Retype the opening lines of the listing below, ending with the line that contains "const textColor = '#2b2b2b';", and leave out any pictures.
— Begin —
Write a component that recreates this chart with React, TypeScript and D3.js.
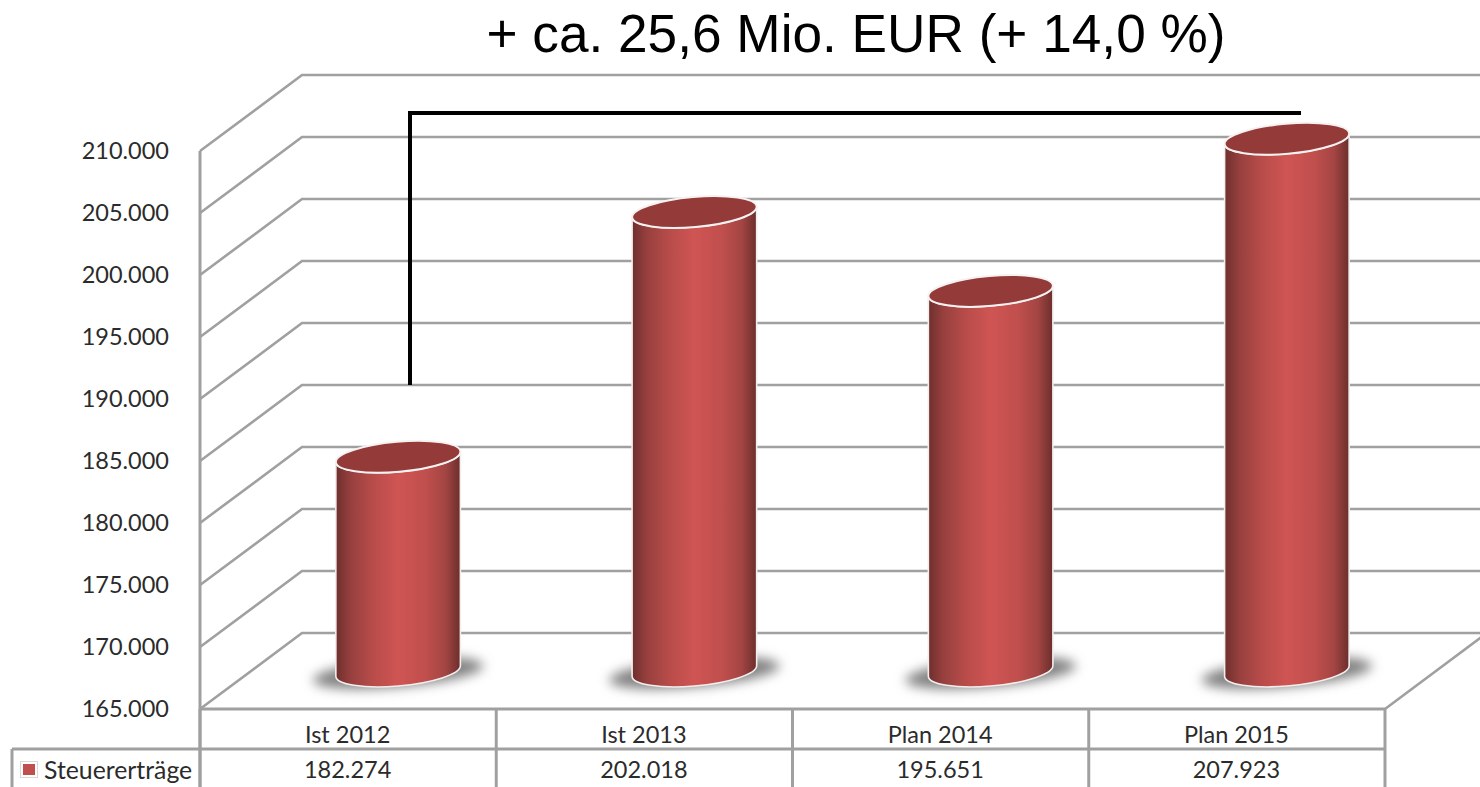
import React from 'react';
import {scaleBand, scaleLinear, formatLocale, path as d3path} from 'd3';

const categories = ['Ist 2012', 'Ist 2013', 'Plan 2014', 'Plan 2015'];
const values = [182274, 202018, 195651, 207923];
const yTicks = [165000, 170000, 175000, 180000, 185000, 190000, 195000, 200000, 205000, 210000];
const seriesName = 'Steuererträge';
const title = '+ ca. 25,6 Mio. EUR (+ 14,0 %)';

const width = 1480;
const height = 787;
const plot = {left: 200, right: 1385, top: 151, bottom: 709};
const depth = {x: 102, y: 76};
const tableRows = {mid: 749, bottom: 787, left: 12};
const cyl = {rx: 62.5, ry: 15, tilt: -5, shift: 50};
const gridColor = '#a0a0a0';
const labelFont = 'Lato, "Open Sans", sans-serif';
const textColor = '#2b2b2b';

const fmt = formatLocale({decimal: ',', thousands: '.', grouping: [3], currency: ['', ' €']}).format(',d');

const yScale = scaleLinear().domain([165000, 210000]).range([plot.bottom, plot.top]);
const xScale = scaleBand().domain(categories).range([plot.left, plot.right]);

const tiltRad = (cyl.tilt * Math.PI) / 180;
// angle where the tilted ellipse reaches its widest x, the sides of the body start there
const sideAngle = Math.atan2(-cyl.ry * Math.sin(tiltRad), cyl.rx * Math.cos(tiltRad));

function ellipsePoint(cx: number, cy: number, a: number) {
  const ex = cyl.rx * Math.cos(a);
  const ey = cyl.ry * Math.sin(a);
  return [cx + ex * Math.cos(tiltRad) - ey * Math.sin(tiltRad), cy + ex * Math.sin(tiltRad) + ey * Math.cos(tiltRad)];
}

function cylinderBody(cx: number, topY: number, baseY: number) {
  const p = d3path();
  const l = ellipsePoint(cx, topY, sideAngle + Math.PI);
  const r = ellipsePoint(cx, topY, sideAngle);
  const rb = ellipsePoint(cx, baseY, sideAngle);
  const lb = ellipsePoint(cx, baseY, sideAngle + Math.PI);
  p.moveTo(l[0], l[1]);
  p.lineTo(lb[0], lb[1]);
  // lower arc of the base, then the top is closed over by its own ellipse
  const arc = `A${cyl.rx} ${cyl.ry} ${cyl.tilt} 0 0 ${rb[0]} ${rb[1]}`;
  return `${p.toString()}${arc}L${r[0]} ${r[1]}A${cyl.rx} ${cyl.ry} ${cyl.tilt} 0 1 ${l[0]} ${l[1]}Z`;
}

function Cylinder({category, value}: {category: string; value: number}) {
  const cx = xScale(category)! + xScale.bandwidth() / 2 + cyl.shift;
  const topY = yScale(value) - depth.y / 2;
  const baseY = plot.bottom - depth.y / 2;
  return (
    <g>
      <ellipse
        cx={cx}
        cy={baseY + 2}
        rx={cyl.rx + 23}
        ry={cyl.ry - 1}
        transform={`rotate(${cyl.tilt} ${cx} ${baseY + 2})`}
        fill="#808080"
        filter="url(#shadowBlur)"
      />
      <path d={cylinderBody(cx, topY, baseY)} fill="url(#cylGrad)" stroke="#f2eeee" strokeWidth={1.6} />
      <ellipse
        cx={cx}
        cy={topY}
        rx={cyl.rx}
        ry={cyl.ry}
        transform={`rotate(${cyl.tilt} ${cx} ${topY})`}
        fill="#943a38"
        stroke="#f6f2f2"
        strokeWidth={2}
      />
    </g>
  );
}

function App() {
  const bandEdges = [...categories.map((c) => xScale(c)!), plot.right];
  return (
    <svg
      width={width}
      height={height}
      style={{position: 'absolute', left: 0, top: 0, background: '#fff'}}
    >
      <defs>
        <linearGradient id="cylGrad" x1="0" x2="1" y1="0" y2="0">
          <stop offset="0" stopColor="#6e2f2d" />
          <stop offset="0.12" stopColor="#97403e" />
          <stop offset="0.3" stopColor="#b84c4a" />
          <stop offset="0.5" stopColor="#cf5553" />
          <stop offset="0.72" stopColor="#c04f4d" />
          <stop offset="0.88" stopColor="#a34543" />
          <stop offset="1" stopColor="#6b2e2c" />
        </linearGradient>
        <filter id="shadowBlur" x="-30%" y="-100%" width="160%" height="300%">
          <feGaussianBlur stdDeviation="6" />
        </filter>
      </defs>

      {/* walls */}
      {yTicks.map((t) => (
        <polyline
          key={t}
          points={`${plot.left},${yScale(t)} ${plot.left + depth.x},${yScale(t) - depth.y} ${width},${yScale(t) - depth.y}`}
          fill="none"
          stroke={gridColor}
          strokeWidth={2.6}
        />
      ))}
      <line x1={plot.right} y1={plot.bottom} x2={plot.right + depth.x} y2={plot.bottom - depth.y} stroke={gridColor} strokeWidth={2.6} />

      {/* bracket */}
      <polyline
        points={`410,385 410,113 1301,113`}
        fill="none"
        stroke="#000"
        strokeWidth={4}
      />

      {categories.map((c, i) => (
        <Cylinder key={c} category={c} value={values[i]} />
      ))}

      {/* y axis labels */}
      {yTicks.map((t) => (
        <text
          key={t}
          x={169}
          y={yScale(t)}
          dy="0.35em"
          textAnchor="end"
          fontFamily={labelFont}
          fontSize={23.5}
          fill={textColor}
        >
          {fmt(t)}
        </text>
      ))}

      {/* data table */}
      <g stroke={gridColor} strokeWidth={3} fill="none">
        <line x1={plot.left} y1={plot.top} x2={plot.left} y2={tableRows.bottom} />
        <line x1={plot.left} y1={plot.bottom} x2={plot.right} y2={plot.bottom} />
        <line x1={tableRows.left} y1={tableRows.mid} x2={plot.right} y2={tableRows.mid} />
        <line x1={tableRows.left} y1={tableRows.mid} x2={tableRows.left} y2={tableRows.bottom} />
        {bandEdges.map((x) => (
          <line key={x} x1={x} y1={plot.bottom} x2={x} y2={tableRows.bottom} />
        ))}
      </g>
      {categories.map((c, i) => (
        <g key={c} fontFamily={labelFont} fontSize={23.5} fill={textColor} textAnchor="middle">
          <text x={xScale(c)! + xScale.bandwidth() / 2 - 0.5} y={735} dy="0.35em">{c}</text>
          <text x={xScale(c)! + xScale.bandwidth() / 2 - 0.5} y={770} dy="0.35em">{fmt(values[i])}</text>
        </g>
      ))}

      {/* legend key */}
      <rect x={20.5} y={761.5} width={17} height={16} fill="#fff" stroke="#d9d9d9" />
      <rect x={23} y={764} width={12} height={11} fill="#c0504d" />
      <text x={44} y={770} dy="0.35em" fontFamily={labelFont} fontSize={24.8} fill={textColor}>{seriesName}</text>

      <text
        x={856}
        y={52}
        textAnchor="middle"
        fontFamily='"Liberation Sans", Arial, sans-serif'
        fontSize={53.2}
        fill="#000"
      >
        {title}
      </text>
    </svg>
  );
}

export default App;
— End —
- [OUTPUT OF THE TASK]
Write a component that recreates this chart with React, TypeScript and D3.js.
import React from 'react';
import {scaleBand, scaleLinear, formatLocale, path as d3path} from 'd3';

const categories = ['Ist 2012', 'Ist 2013', 'Plan 2014', 'Plan 2015'];
const values = [182274, 202018, 195651, 207923];
const yTicks = [165000, 170000, 175000, 180000, 185000, 190000, 195000, 200000, 205000, 210000];
const seriesName = 'Steuererträge';
const title = '+ ca. 25,6 Mio. EUR (+ 14,0 %)';

const width = 1480;
const height = 787;
const plot = {left: 200, right: 1385, top: 151, bottom: 709};
const depth = {x: 102, y: 76};
const tableRows = {mid: 749, bottom: 787, left: 12};
const cyl = {rx: 62.5, ry: 15, tilt: -5, shift: 50};
const gridColor = '#a0a0a0';
const labelFont = 'Lato, "Open Sans", sans-serif';
const textColor = '#2b2b2b';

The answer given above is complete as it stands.